(Rows from a dataset)
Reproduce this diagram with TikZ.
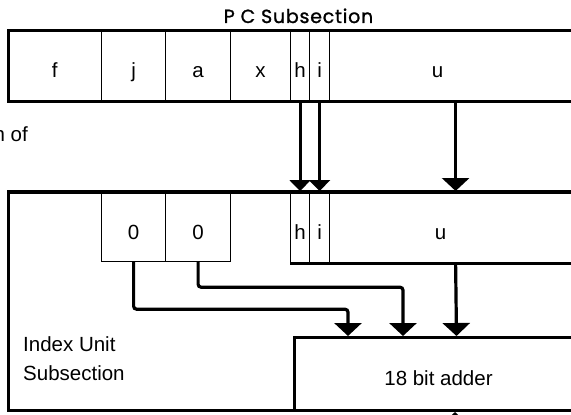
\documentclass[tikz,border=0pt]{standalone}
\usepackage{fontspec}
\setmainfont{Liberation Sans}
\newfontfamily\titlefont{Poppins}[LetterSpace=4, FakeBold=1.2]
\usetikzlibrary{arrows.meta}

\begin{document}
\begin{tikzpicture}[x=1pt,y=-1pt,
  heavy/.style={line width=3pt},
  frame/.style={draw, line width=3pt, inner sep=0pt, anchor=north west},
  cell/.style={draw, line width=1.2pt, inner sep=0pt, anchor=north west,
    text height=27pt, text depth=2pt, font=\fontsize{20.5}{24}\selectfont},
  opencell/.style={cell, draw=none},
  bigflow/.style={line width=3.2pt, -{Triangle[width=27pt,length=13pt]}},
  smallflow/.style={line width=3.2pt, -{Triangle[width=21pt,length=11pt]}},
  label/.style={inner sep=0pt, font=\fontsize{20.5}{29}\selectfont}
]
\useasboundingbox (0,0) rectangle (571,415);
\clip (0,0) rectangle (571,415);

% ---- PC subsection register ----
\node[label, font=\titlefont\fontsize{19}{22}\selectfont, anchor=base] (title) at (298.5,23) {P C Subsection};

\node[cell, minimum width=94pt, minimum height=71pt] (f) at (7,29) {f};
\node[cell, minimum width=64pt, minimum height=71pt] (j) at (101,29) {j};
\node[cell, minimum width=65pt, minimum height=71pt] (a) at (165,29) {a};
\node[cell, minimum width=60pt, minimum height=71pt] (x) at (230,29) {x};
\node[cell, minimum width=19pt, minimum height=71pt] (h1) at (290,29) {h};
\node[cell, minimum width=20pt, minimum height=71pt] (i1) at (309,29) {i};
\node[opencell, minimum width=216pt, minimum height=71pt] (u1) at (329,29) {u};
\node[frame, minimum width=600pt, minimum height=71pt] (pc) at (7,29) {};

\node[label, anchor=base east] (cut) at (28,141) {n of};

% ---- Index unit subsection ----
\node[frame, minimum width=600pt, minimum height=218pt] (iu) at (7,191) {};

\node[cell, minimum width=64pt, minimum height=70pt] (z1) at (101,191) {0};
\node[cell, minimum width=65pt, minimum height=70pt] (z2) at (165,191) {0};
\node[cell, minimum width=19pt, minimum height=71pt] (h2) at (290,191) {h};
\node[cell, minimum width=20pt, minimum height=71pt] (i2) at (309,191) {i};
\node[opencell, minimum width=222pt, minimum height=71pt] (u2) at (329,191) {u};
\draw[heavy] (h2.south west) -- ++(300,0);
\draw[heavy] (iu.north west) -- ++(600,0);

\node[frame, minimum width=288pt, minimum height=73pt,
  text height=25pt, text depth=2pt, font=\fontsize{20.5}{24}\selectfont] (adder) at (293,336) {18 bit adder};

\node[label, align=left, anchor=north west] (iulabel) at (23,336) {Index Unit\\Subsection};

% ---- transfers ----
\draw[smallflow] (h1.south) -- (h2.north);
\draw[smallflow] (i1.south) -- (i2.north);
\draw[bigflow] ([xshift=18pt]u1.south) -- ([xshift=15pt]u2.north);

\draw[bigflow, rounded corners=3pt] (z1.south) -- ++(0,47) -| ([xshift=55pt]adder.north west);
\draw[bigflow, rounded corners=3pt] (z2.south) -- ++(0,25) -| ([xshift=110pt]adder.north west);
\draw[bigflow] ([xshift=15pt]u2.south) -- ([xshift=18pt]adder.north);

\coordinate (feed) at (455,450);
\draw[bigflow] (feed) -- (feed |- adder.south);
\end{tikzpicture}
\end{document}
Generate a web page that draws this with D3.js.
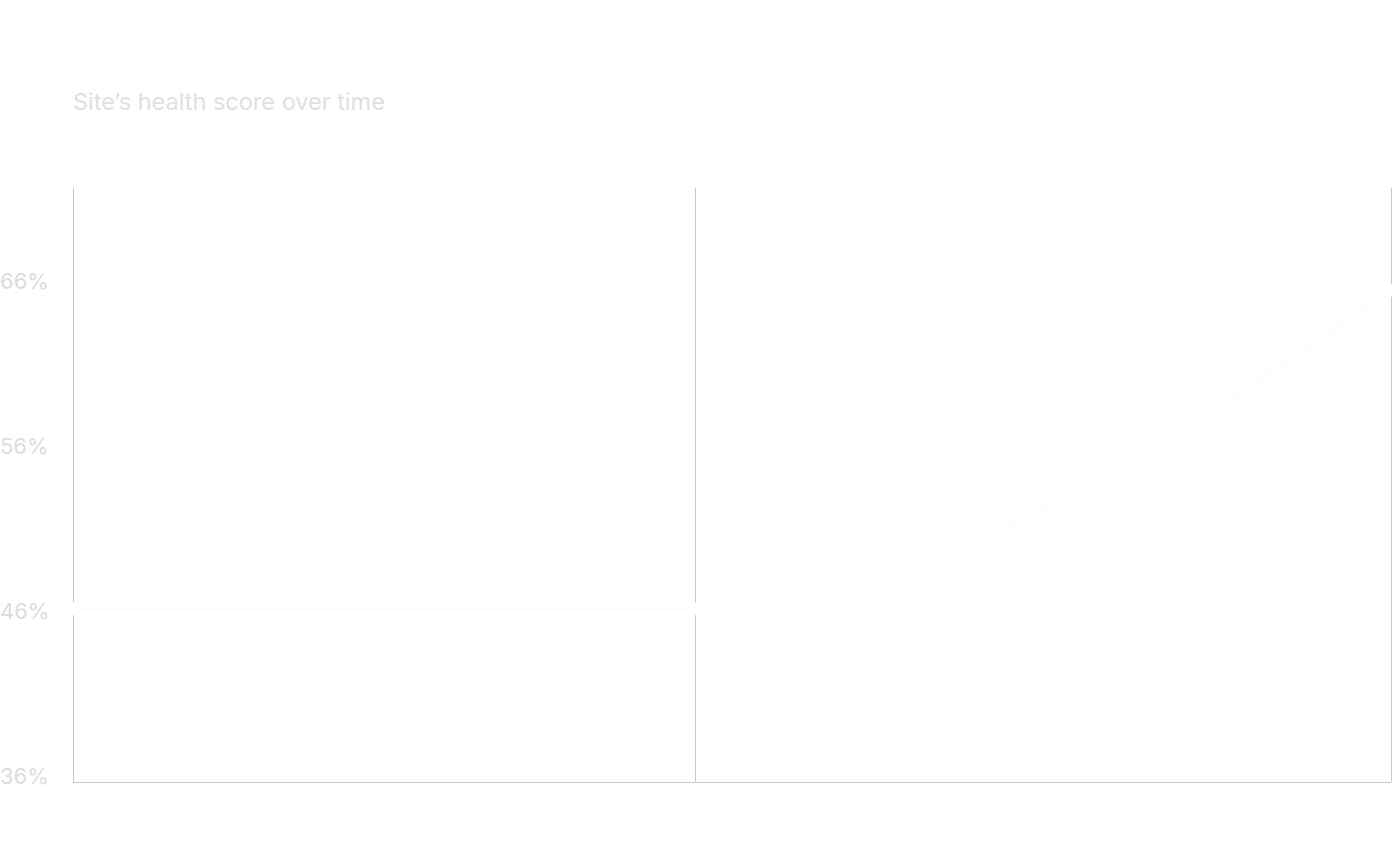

- EXERCISE GOAL
Nothing but the pictures may be dropped; output the records above exactly.

- RESPONSE
Reproduce this diagram with TikZ.
\documentclass[tikz,border=0pt]{standalone}
\usepackage{fontspec}
\setmainfont{Liberation Sans}
\newfontfamily\titlefont{Poppins}[LetterSpace=4, FakeBold=1.2]
\usetikzlibrary{arrows.meta}

\begin{document}
\begin{tikzpicture}[x=1pt,y=-1pt,
  heavy/.style={line width=3pt},
  frame/.style={draw, line width=3pt, inner sep=0pt, anchor=north west},
  cell/.style={draw, line width=1.2pt, inner sep=0pt, anchor=north west,
    text height=27pt, text depth=2pt, font=\fontsize{20.5}{24}\selectfont},
  opencell/.style={cell, draw=none},
  bigflow/.style={line width=3.2pt, -{Triangle[width=27pt,length=13pt]}},
  smallflow/.style={line width=3.2pt, -{Triangle[width=21pt,length=11pt]}},
  label/.style={inner sep=0pt, font=\fontsize{20.5}{29}\selectfont}
]
\useasboundingbox (0,0) rectangle (571,415);
\clip (0,0) rectangle (571,415);

% ---- PC subsection register ----
\node[label, font=\titlefont\fontsize{19}{22}\selectfont, anchor=base] (title) at (298.5,23) {P C Subsection};

\node[cell, minimum width=94pt, minimum height=71pt] (f) at (7,29) {f};
\node[cell, minimum width=64pt, minimum height=71pt] (j) at (101,29) {j};
\node[cell, minimum width=65pt, minimum height=71pt] (a) at (165,29) {a};
\node[cell, minimum width=60pt, minimum height=71pt] (x) at (230,29) {x};
\node[cell, minimum width=19pt, minimum height=71pt] (h1) at (290,29) {h};
\node[cell, minimum width=20pt, minimum height=71pt] (i1) at (309,29) {i};
\node[opencell, minimum width=216pt, minimum height=71pt] (u1) at (329,29) {u};
\node[frame, minimum width=600pt, minimum height=71pt] (pc) at (7,29) {};

\node[label, anchor=base east] (cut) at (28,141) {n of};

% ---- Index unit subsection ----
\node[frame, minimum width=600pt, minimum height=218pt] (iu) at (7,191) {};

\node[cell, minimum width=64pt, minimum height=70pt] (z1) at (101,191) {0};
\node[cell, minimum width=65pt, minimum height=70pt] (z2) at (165,191) {0};
\node[cell, minimum width=19pt, minimum height=71pt] (h2) at (290,191) {h};
\node[cell, minimum width=20pt, minimum height=71pt] (i2) at (309,191) {i};
\node[opencell, minimum width=222pt, minimum height=71pt] (u2) at (329,191) {u};
\draw[heavy] (h2.south west) -- ++(300,0);
\draw[heavy] (iu.north west) -- ++(600,0);

\node[frame, minimum width=288pt, minimum height=73pt,
  text height=25pt, text depth=2pt, font=\fontsize{20.5}{24}\selectfont] (adder) at (293,336) {18 bit adder};

\node[label, align=left, anchor=north west] (iulabel) at (23,336) {Index Unit\\Subsection};

% ---- transfers ----
\draw[smallflow] (h1.south) -- (h2.north);
\draw[smallflow] (i1.south) -- (i2.north);
\draw[bigflow] ([xshift=18pt]u1.south) -- ([xshift=15pt]u2.north);

\draw[bigflow, rounded corners=3pt] (z1.south) -- ++(0,47) -| ([xshift=55pt]adder.north west);
\draw[bigflow, rounded corners=3pt] (z2.south) -- ++(0,25) -| ([xshift=110pt]adder.north west);
\draw[bigflow] ([xshift=15pt]u2.south) -- ([xshift=18pt]adder.north);

\coordinate (feed) at (455,450);
\draw[bigflow] (feed) -- (feed |- adder.south);
\end{tikzpicture}
\end{document}
Generate a web page that draws this with D3.js.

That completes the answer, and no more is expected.